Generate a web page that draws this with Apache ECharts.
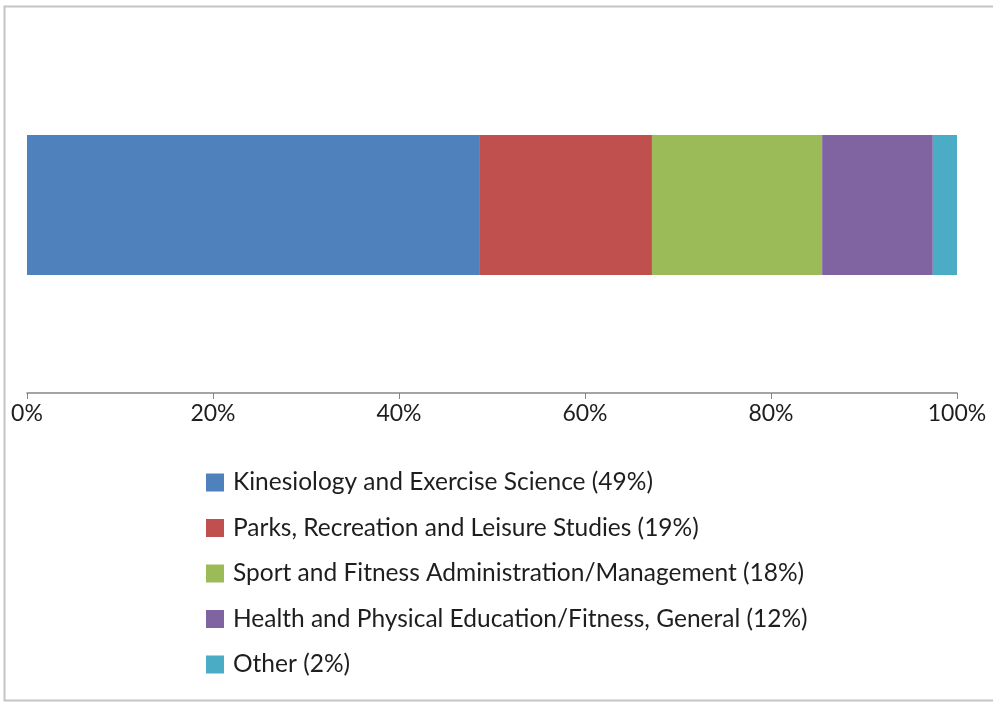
<!DOCTYPE html>
<html>
<head>
<meta charset="utf-8">
<script src="https://cdn.jsdelivr.net/npm/echarts@6/dist/echarts.min.js"></script>
<style>html,body{margin:0;padding:0;background:#fff}#c{width:993px;height:702px}</style>
</head>
<body>
<div id="c"></div>
<script>
const seriesNames = [
  'Kinesiology and Exercise Science (49%)',
  'Parks, Recreation and Leisure Studies (19%)',
  'Sport and Fitness Administration/Management (18%)',
  'Health and Physical Education/Fitness, General (12%)',
  'Other (2%)'
];
const seriesValues = [48.7, 18.5, 18.3, 11.9, 2.6];
const colors = ['#4F81BD', '#C0504D', '#9BBB59', '#8064A2', '#4BACC6'];
const categories = ['Majors'];
const xTicks = [0, 20, 40, 60, 80, 100];

const chart = echarts.init(document.getElementById('c'));
const FONT = 'Lato';
chart.setOption({
  animation: false,
  textStyle: { fontFamily: FONT },
  graphic: [{
    type: 'rect', shape: { x: 4.5, y: 6.5, width: 1000, height: 694 },
    style: { fill: 'none', stroke: '#c4c4c4', lineWidth: 2 }, silent: true, z: -1
  }],
  grid: { left: 27, right: 36, top: 17, bottom: 309, containLabel: false },
  xAxis: {
    type: 'value', min: 0, max: 100, interval: 20,
    axisLine: { show: true, lineStyle: { color: '#868686', width: 1.5 } },
    axisTick: { show: true, length: 6, lineStyle: { color: '#868686' } },
    splitLine: { show: false },
    axisLabel: { formatter: v => xTicks.includes(v) ? v + '%' : '', color: '#1e1e1e', fontSize: 23, margin: 9, fontFamily: FONT }
  },
  yAxis: { type: 'category', data: categories, show: false },
  legend: {
    orient: 'vertical', left: 201, top: 465,
    itemWidth: 18, itemHeight: 18, itemGap: 20.5,
    icon: 'rect',
    textStyle: { fontSize: 24.5, color: '#1e1e1e', fontFamily: FONT, padding: [0, 0, 0, 4] },
    data: seriesNames
  },
  series: seriesNames.map((n, i) => ({
    name: n, type: 'bar', stack: 'total', barWidth: 140,
    itemStyle: { color: colors[i] },
    data: [seriesValues[i]]
  }))
});
</script>
</body>
</html>
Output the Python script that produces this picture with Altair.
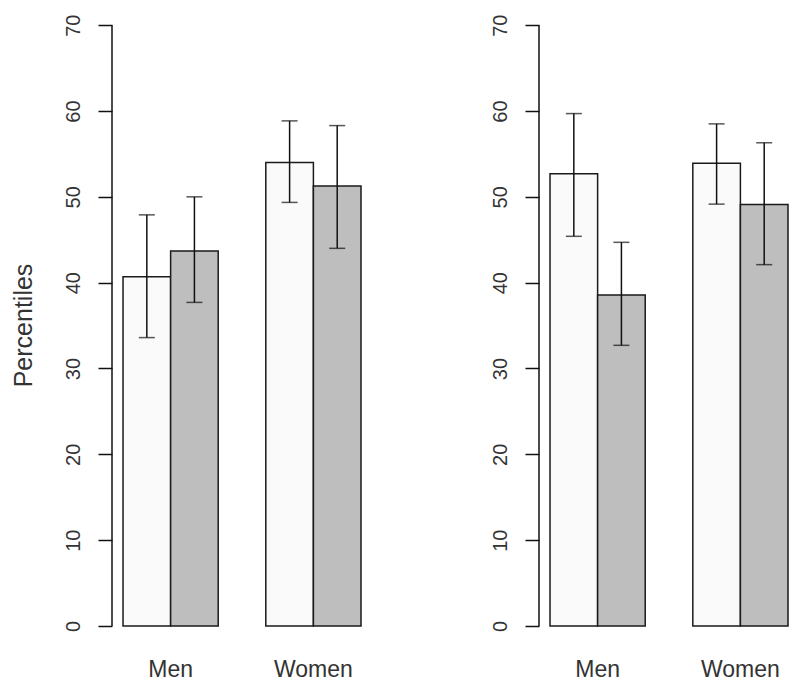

_ _ _ _ _ _ _

■ **Given exercise**
Omit every picture, and please return the entries exactly from the first line through the line with "const xTicks = [0, 20, 40, 60, 80, 100];", both included.

■ **Output for this exercise**
Generate a web page that draws this with Apache ECharts.
<!DOCTYPE html>
<html>
<head>
<meta charset="utf-8">
<script src="https://cdn.jsdelivr.net/npm/echarts@6/dist/echarts.min.js"></script>
<style>html,body{margin:0;padding:0;background:#fff}#c{width:993px;height:702px}</style>
</head>
<body>
<div id="c"></div>
<script>
const seriesNames = [
  'Kinesiology and Exercise Science (49%)',
  'Parks, Recreation and Leisure Studies (19%)',
  'Sport and Fitness Administration/Management (18%)',
  'Health and Physical Education/Fitness, General (12%)',
  'Other (2%)'
];
const seriesValues = [48.7, 18.5, 18.3, 11.9, 2.6];
const colors = ['#4F81BD', '#C0504D', '#9BBB59', '#8064A2', '#4BACC6'];
const categories = ['Majors'];
const xTicks = [0, 20, 40, 60, 80, 100];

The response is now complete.